A Pakistani police officer stands guard outside a sealed 'Save the Children' office in Islamabad, Pakistan, Friday, June 12, 2015. The Pakistani government shut down the offices of the international aid group for violating its charter, the country’s interior minister and officials said Friday. AP Photo

A Pakistani police officer stands guard outside a sealed ‘Save the Children’ office in Islamabad, Pakistan, Friday, June 12, 2015. The Pakistani government shut down the offices of the international aid group for violating its charter, the country’s interior minister and officials said Friday. AP Photo

ISLAMABAD — The Pakistani government shut down the offices of the international aid group Save the Children in the capital, Islamabad, accusing it of violating its own charter.

Authorities placed a lock on the gate of the group’s offices Thursday night and asked employees to leave.

They also told Pakistani employees that the government wanted all foreign nationals working with the charity to leave the country within 15 days. The officials spoke on condition of anonymity because they were not authorized to speak to the media.

Pakistani Interior Minister Chaudhry Nisar Ali Khan said Friday that the group violated the charter under which it was allowed to operate in Pakistan.

“No NGO will be allowed to work against the interest of Pakistan,” he told reporters.

In a statement, Save the Children confirmed that its office in Islamabad had been closed by the government.

“Save the Children was not served any notice to this effect. We strongly object to this action and are raising our serious concerns at the highest levels,” it said, added that the group has worked in Pakistan for over 35 years and that currently it had 1,200 employees nationwide— none of them a foreign national.

The State Department also expressed concern over the crackdown on the group.

State Department spokesman John Kirby late Friday said that Save the Children was one of many such organizations that had long operated with transparency and in close coordination with Pakistan’s government.

He said Pakistan’s international development partners respect the need for full transparency from international non-government organizations about their activities within the country.

“For that reason, we urge the Government of Pakistan to standardize and streamline a transparent process that will allow INGOs, including Save the Children, to work legally in Pakistan,” he said.

Save the Children’s Pakistan operations have been under intense government scrutiny due to a local belief that the organization was somehow connected to the May 2, 2011, killing of al-Qaida leader Osama bin Laden. A vaccination campaign, run by a Pakistani doctor, was used by the CIA to obtain DNA samples in the city of Abbottabad, where bin Laden had been hiding in a secured compound.

A Save the Children employee in Islamabad told The Associated Press that the doctor, Shakil Afridi, had twice attended training workshops organized by Save the Children in 2009 and 2010 to train Pakistani doctors about the health care needs of children and mothers.

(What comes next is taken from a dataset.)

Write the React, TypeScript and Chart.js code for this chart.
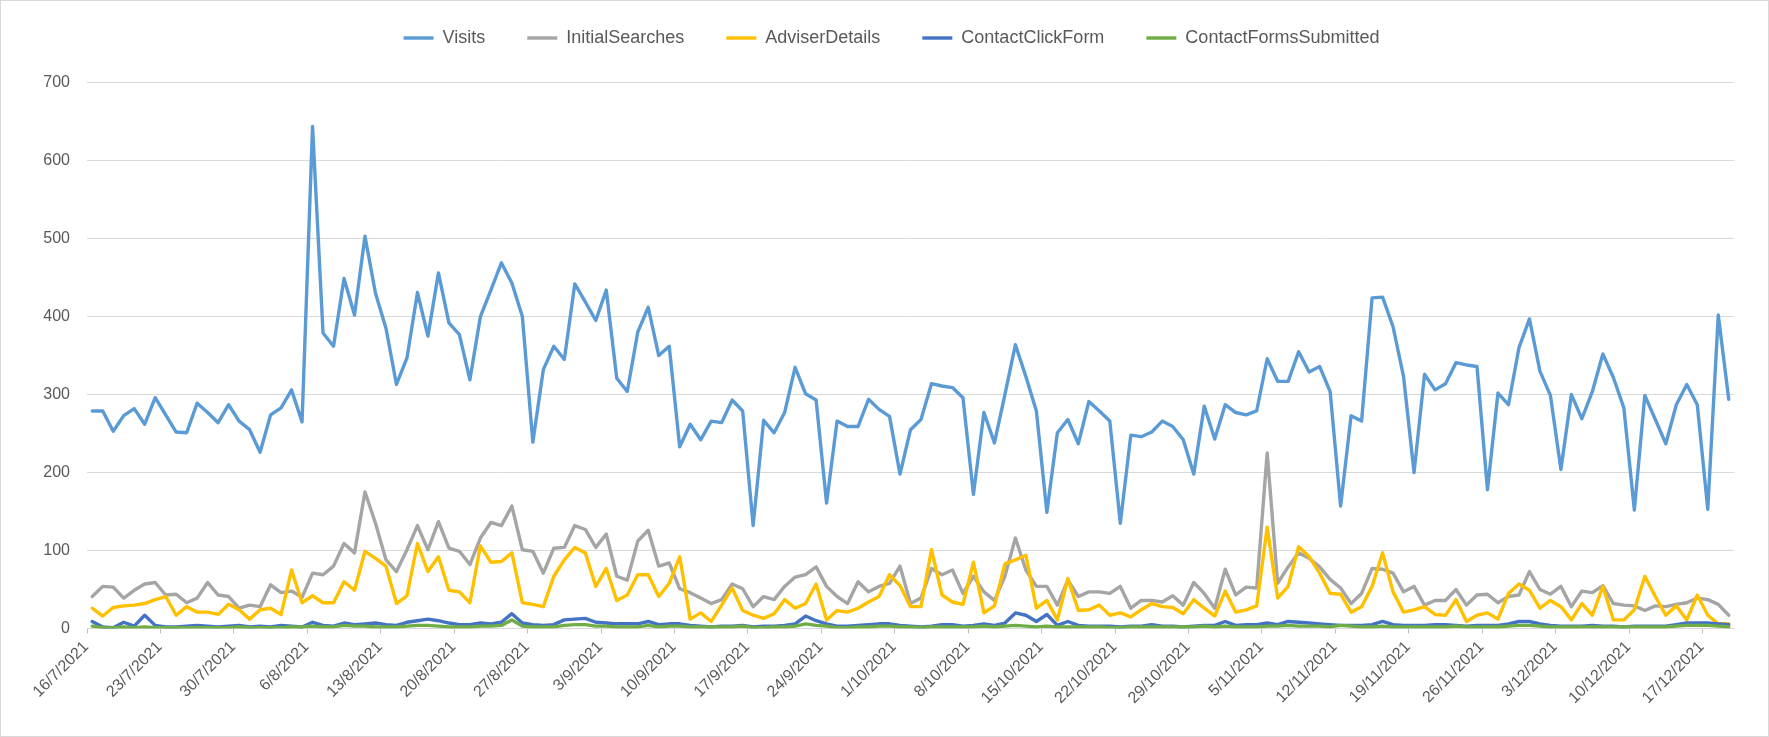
import React, { useEffect, useRef } from 'react';
import { Chart, registerables } from 'chart.js';

Chart.register(...registerables);

// Daily categories: [month, first day, last day] for 2021
const MONTH_SPANS: [number, number, number][] = [
  [7, 16, 31], [8, 1, 31], [9, 1, 30], [10, 1, 31], [11, 1, 30], [12, 1, 19],
];
const YEAR = 2021;
const DATES: string[] = MONTH_SPANS.flatMap(([m, a, b]) =>
  Array.from({ length: b - a + 1 }, (_, k) => `${a + k}/${m}/${YEAR}`)
);
const TICK_EVERY = 7;
const Y_TICKS = [0, 100, 200, 300, 400, 500, 600, 700];

const VISITS = [
  279, 279, 253, 273, 282, 262, 296, 274, 252, 251, 289, 277, 264, 287, 266, 255, 226, 274, 283, 306, 265, 644, 379, 362, 449, 402,
  503, 430, 385, 313, 347, 431, 375, 456, 392, 377, 319, 400, 434, 469, 443, 400, 239, 332, 362, 345, 442, 419, 395, 434, 321, 304, 380,
  412, 350, 362, 233, 262, 242, 266, 264, 293, 279, 132, 267, 251, 277, 335, 301, 293, 161, 266, 259, 259, 294, 281, 272, 198, 255, 268,
  314, 311, 309, 296, 172, 277, 238, 300, 364, 323, 279, 149, 251, 268, 237, 291, 279, 266, 135, 248, 246, 252, 266, 259, 242, 198,
  285, 243, 287, 277, 274, 279, 346, 317, 317, 355, 329, 336, 304, 157, 273, 266, 424, 425, 387, 323, 200, 326, 306, 314, 341, 338, 336,
  178, 302, 287, 360, 397, 330, 299, 204, 300, 269, 304, 352, 322, 283, 152, 299, 268, 237, 287, 313, 287, 153, 402, 294,
];

const INITIAL_SEARCHES = [
  41, 54, 53, 39, 49, 57, 59, 43, 44, 33, 39, 59, 43, 41, 26, 30, 28, 56, 46, 48, 40, 71, 69, 80, 109, 97,
  175, 135, 88, 73, 101, 132, 101, 137, 103, 99, 82, 116, 136, 132, 157, 101, 99, 71, 103, 104, 132, 127, 104, 121, 67, 62, 112,
  126, 80, 84, 51, 46, 39, 32, 37, 57, 51, 28, 41, 37, 54, 66, 69, 79, 54, 41, 32, 60, 47, 54, 58, 80, 32, 39,
  77, 69, 75, 45, 67, 47, 36, 67, 116, 75, 54, 54, 30, 62, 41, 47, 47, 45, 54, 26, 36, 36, 34, 42, 30, 59,
  45, 26, 76, 43, 53, 52, 225, 58, 79, 97, 90, 79, 63, 52, 32, 45, 77, 76, 71, 47, 54, 30, 36, 36, 50, 30, 43,
  44, 33, 41, 43, 73, 50, 44, 54, 28, 48, 46, 55, 32, 30, 29, 23, 29, 28, 31, 33, 39, 37, 31, 17,
];

const ADVISER_DETAILS = [
  26, 16, 27, 29, 30, 32, 37, 41, 17, 28, 21, 21, 18, 31, 24, 12, 24, 26, 18, 75, 33, 42, 33, 33, 60, 49,
  99, 90, 80, 32, 42, 109, 73, 92, 49, 47, 33, 106, 85, 86, 97, 33, 31, 28, 67, 88, 104, 97, 54, 77, 36, 43, 69,
  69, 41, 58, 92, 12, 20, 9, 30, 52, 23, 17, 13, 19, 37, 26, 32, 57, 11, 23, 21, 26, 34, 41, 69, 55, 28, 28,
  101, 43, 34, 31, 85, 20, 29, 83, 88, 94, 26, 36, 11, 64, 23, 24, 30, 17, 20, 15, 24, 32, 28, 27, 19, 37,
  26, 16, 48, 21, 24, 29, 130, 39, 54, 105, 92, 71, 45, 44, 21, 28, 54, 97, 47, 21, 24, 28, 18, 17, 37, 9, 17,
  20, 12, 45, 57, 49, 26, 36, 28, 11, 32, 17, 54, 11, 11, 24, 67, 41, 17, 29, 11, 43, 17, 6, 6,
];

const CONTACT_CLICK_FORM = [
  9, 2, 1, 8, 3, 17, 4, 2, 2, 3, 4, 3, 2, 3, 4, 2, 3, 2, 4, 3, 2, 8, 4, 3, 7, 5,
  6, 7, 5, 4, 8, 10, 12, 10, 7, 5, 5, 7, 6, 8, 19, 7, 5, 4, 5, 11, 12, 13, 8, 7, 6, 6, 6,
  9, 5, 6, 6, 4, 3, 2, 3, 3, 4, 2, 3, 3, 4, 6, 16, 10, 6, 3, 3, 4, 5, 6, 6, 4, 3, 2,
  3, 5, 5, 3, 4, 6, 4, 7, 20, 17, 9, 18, 4, 9, 4, 3, 3, 3, 2, 3, 3, 5, 3, 3, 2, 3,
  4, 4, 9, 4, 5, 5, 7, 5, 9, 8, 7, 6, 5, 4, 4, 4, 5, 9, 5, 4, 4, 4, 5, 5, 4, 3, 4,
  4, 4, 6, 9, 9, 6, 4, 3, 3, 3, 4, 3, 3, 2, 3, 3, 3, 3, 5, 7, 7, 7, 6, 5,
];

const CONTACT_FORMS_SUBMITTED = [
  3, 1, 1, 2, 1, 2, 1, 1, 1, 1, 1, 1, 1, 1, 2, 1, 1, 1, 1, 2, 2, 3, 2, 2, 4, 3,
  3, 2, 2, 2, 3, 4, 4, 3, 2, 2, 2, 3, 3, 4, 11, 3, 2, 2, 2, 4, 5, 5, 3, 3, 2, 2, 2,
  4, 2, 3, 3, 2, 2, 2, 2, 2, 3, 1, 1, 2, 2, 3, 6, 4, 3, 1, 1, 2, 2, 3, 3, 2, 2, 1,
  2, 2, 2, 2, 2, 3, 2, 3, 4, 3, 2, 3, 2, 2, 2, 2, 2, 1, 1, 2, 2, 2, 2, 2, 2, 2,
  3, 2, 3, 2, 2, 2, 3, 3, 4, 3, 3, 3, 2, 4, 3, 2, 2, 3, 2, 2, 2, 2, 2, 2, 3, 2, 2,
  2, 2, 3, 4, 4, 3, 2, 2, 2, 2, 2, 2, 2, 2, 2, 2, 2, 2, 3, 4, 4, 4, 3, 2,
];

const SERIES_NAMES = ['Visits', 'InitialSearches', 'AdviserDetails', 'ContactClickForm', 'ContactFormsSubmitted'];
const SERIES_VALUES = [VISITS, INITIAL_SEARCHES, ADVISER_DETAILS, CONTACT_CLICK_FORM, CONTACT_FORMS_SUBMITTED];
const SERIES_COLORS = ['#5B9BD5', '#A5A5A5', '#FFC000', '#4472C4', '#70AD47'];

const FONT_FAMILY = "'Liberation Sans', Arial, sans-serif";
const TEXT_COLOR = '#595959';
const GRID_COLOR = '#d9d9d9';

const W = 1767;
const H = 735;

export default function App() {
  const canvasRef = useRef<HTMLCanvasElement | null>(null);

  useEffect(() => {
    document.body.style.margin = '0';
    const canvas = canvasRef.current;
    if (!canvas) return;
    const chart = new Chart(canvas, {
      type: 'line',
      data: {
        labels: DATES,
        datasets: SERIES_NAMES.map((name, i) => ({
          label: name,
          data: SERIES_VALUES[i],
          borderColor: SERIES_COLORS[i],
          backgroundColor: SERIES_COLORS[i],
          borderWidth: 3.4,
          pointRadius: 0,
          pointHoverRadius: 0,
          tension: 0,
          fill: false,
          borderJoinStyle: 'round' as const,
          borderCapStyle: 'round' as const,
          order: SERIES_NAMES.length - i,
        })),
      },
      options: {
        responsive: false,
        animation: false,
        devicePixelRatio: 1,
        layout: { padding: { left: 27, right: 13, top: -14, bottom: 0 } },
        plugins: {
          legend: {
            position: 'top',
            align: 'center',
            labels: {
              usePointStyle: true,
              pointStyle: 'line',
              pointStyleWidth: 30,
              color: TEXT_COLOR,
              font: { family: FONT_FAMILY, size: 18 },
              padding: 42,
              sort: (a: any, b: any) => a.datasetIndex - b.datasetIndex,
            },
          },
          tooltip: { enabled: false },
        },
        scales: {
          x: {
            type: 'category',
            offset: true,
            grid: {
              display: true,
              drawOnChartArea: false,
              drawTicks: true,
              tickLength: 5,
              offset: true,
              color: (ctx: any) => (ctx.index !== undefined && ctx.index % TICK_EVERY === 0 ? '#bfbfbf' : 'rgba(0,0,0,0)'),
            },
            border: { display: true, color: GRID_COLOR, width: 1 },
            ticks: {
              autoSkip: false,
              minRotation: 45,
              maxRotation: 45,
              padding: 4,
              labelOffset: -6,
              color: TEXT_COLOR,
              font: { family: FONT_FAMILY, size: 16 },
              callback: (_v: any, i: number) => (i % TICK_EVERY === 0 ? DATES[i] : ''),
            },
            afterFit: (s: any) => {
              s.height = 107.5;
            },
          },
          xTop: {
            type: 'category',
            position: 'top',
            display: true,
            grid: { display: false },
            border: { display: false },
            ticks: { display: false },
            afterFit: (s: any) => {
              s.height = 25.7;
            },
          },
          y: {
            min: 0,
            max: 700,
            afterBuildTicks: (s: any) => {
              s.ticks = Y_TICKS.map((v) => ({ value: v }));
            },
            ticks: {
              padding: 17,
              color: TEXT_COLOR,
              font: { family: FONT_FAMILY, size: 16 },
            },
            grid: { color: GRID_COLOR, drawTicks: false, lineWidth: 1 },
            border: { display: false },
            afterFit: (s: any) => {
              s.width = 59;
            },
          },
          yRight: {
            type: 'linear',
            position: 'right',
            display: true,
            grid: { display: false },
            border: { display: false },
            ticks: { display: false },
            afterFit: (s: any) => {
              s.width = 21;
            },
          },
        },
      } as any,
    });
    return () => chart.destroy();
  }, []);

  return (
    <div
      style={{
        width: 1769,
        height: 737,
        boxSizing: 'border-box',
        border: '1px solid #d9d9d9',
        background: '#ffffff',
      }}
    >
      <canvas ref={canvasRef} width={W} height={H} style={{ display: 'block', width: W, height: H }} />
    </div>
  );
}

“That was the only link of Dr. Shakil Afridi with Save the Children. He was among more than 1,000 doctors who were trained by us about the health care of mothers and children,” he said.

The employee spoke on condition of anonymity because he was not authorized to speak to media on the record.

He said a government commission formed to investigate bin Laden’s killing questioned the group about the purpose of Afridi’s visits to Save the Children and that the group had fully satisfied the commission’s concerns.

He said the commission’s report was never made public, but “We had unofficially been told that Save the Children has been absolved of links to Dr. Shakil Afridi.”

The group said that last year, programs in health, education and food security reached more than 4 million children and their families.

“All our work is designed and delivered in close collaboration with the government ministries across the country, and aims to strengthen public service delivery systems in health, nutrition, education and child welfare,” it said.